55.         However I do take into account that it is now just over six years since the Appellant was removed from the United Kingdom. The fact that the child in this appeal is a British citizen is not a “trump card”, but it is an important point. I also attach significant weight to the fact that if the Appellant was granted entry clearance, there would be no further claim on public funds, as the Sponsor is in a position to adequately financially maintain his family.

56.         If entry clearance is refused, the consequence will be either that the child is unable to live in the United Kingdom, a country of which she is a citizen, or she will be able to live in the United Kingdom with the Sponsor, and she will be permanently separated from her mother, the Appellant.

57.         The assessment of proportionality involves a balancing exercise. I have set out the factors that favour entry clearance being granted, and the factors that go against the Appellant, those factors being the breach of immigration law committed over six years ago.

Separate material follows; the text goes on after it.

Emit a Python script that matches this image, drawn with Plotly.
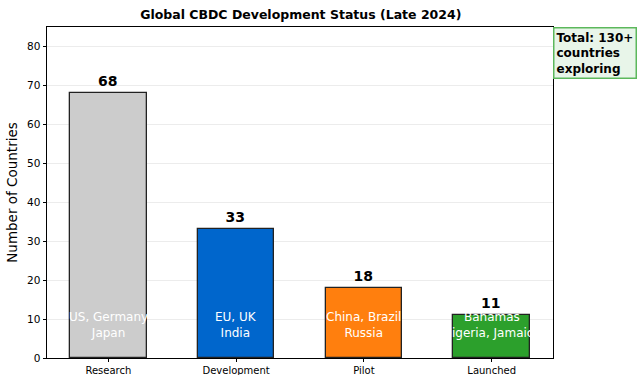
import plotly.graph_objects as go

categories = ["Research", "Development", "Pilot", "Launched"]
counts = [68, 33, 18, 11]
examples = ["US, Germany<br>Japan", "EU, UK<br>India", "China, Brazil<br>Russia", "Bahamas<br>Nigeria, Jamaica"]
colors = ["#cccccc", "#0066cc", "#ff7f0e", "#2ca02c"]
x_idx = list(range(len(categories)))

fig = go.Figure()
fig.add_trace(go.Bar(
    x=x_idx, y=counts, width=0.6,
    marker=dict(color=colors, line=dict(color="#222222", width=1.3)),
    text=[str(c) for c in counts], textposition="outside",
    textfont=dict(family="DejaVu Sans", size=14, color="black", weight="bold"),
    cliponaxis=False, showlegend=False, hoverinfo="skip",
))
for i, ex in enumerate(examples):
    fig.add_annotation(x=x_idx[i], y=8.5, text=ex, showarrow=False,
                       font=dict(family="DejaVu Sans", size=12, color="white"),
                       xanchor="center", yanchor="middle")

fig.add_annotation(xref="paper", yref="paper", x=1.0, y=1.0, xanchor="left", yanchor="top",
                   text="<b>Total: 130+<br>countries<br>exploring</b>", showarrow=False, align="left",
                   font=dict(family="DejaVu Sans", size=12, color="black"),
                   bgcolor="#e8f5e9", bordercolor="#5cb85c", borderwidth=1.5, borderpad=2)

fig.update_layout(
    width=640, height=375,
    margin=dict(l=47, r=87, t=27, b=17, autoexpand=False),
    paper_bgcolor="white", plot_bgcolor="white",
    title=dict(text="<b>Global CBDC Development Status (Late 2024)</b>", x=0.47, xanchor="center",
               y=0.962, yanchor="middle", font=dict(family="DejaVu Sans", size=12.5, color="black")),
    font=dict(family="DejaVu Sans", color="black"),
    bargap=0,
)
fig.update_xaxes(range=[-0.48, 3.48], tickvals=x_idx, ticktext=categories, automargin=False,
                 showline=True, linecolor="black", linewidth=1, mirror=True,
                 ticks="outside", ticklen=3, tickcolor="black",
                 tickfont=dict(size=10), showgrid=False, zeroline=False)
fig.update_yaxes(range=[0, 85], dtick=10, automargin=False,
                 showline=True, linecolor="black", linewidth=1, mirror=True,
                 ticks="outside", ticklen=3.5, tickcolor="black", tickfont=dict(size=10.5),
                 showgrid=True, gridcolor="#ececec", gridwidth=1, zeroline=False,
                 title=dict(text="Number of Countries", font=dict(size=13.5), standoff=6))

fig.write_html("out.html")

58.         My conclusion is that the best interests of the child in being with both parents, and being able to live in the country of which she is a national, and being adequately financially maintained and accommodated without recourse to public funds, outweighs the behaviour of the Appellant and Sponsor in breaching immigration law in 2008. For that reason I conclude that the appeal should be allowed on Article 8 grounds.

Decision

The determination of the First-tier Tribunal contained an error of law and was set aside. I substitute a fresh decision.

The appeal is dismissed under the Immigration Rules.

The appeal is allowed on human rights grounds in relation to Article 8 of the 1950 Convention.

Anonymity

 

Because this appeal involved the consideration of the best interests of a minor, I make an anonymity direction under rule 14 of The Tribunal Procedure (Upper Tribunal) Rules 2008. This order is to remain in place unless or until this Tribunal, or any other appropriate Court, directs otherwise. No report of these proceedings shall directly or indirectly identify the Appellant or any member of her family. Failure to comply with this direction could amount to a contempt of court.

 

 

 

Signed Date 9th October 2014

 

 

Deputy Upper Tribunal Judge M A Hall

 

FEE AWARD

 

The appeal has been allowed under Article 8 of the 1950 Convention. This is because I have considered evidence that was not available to the Respondent when the decision was made. There is therefore no fee award.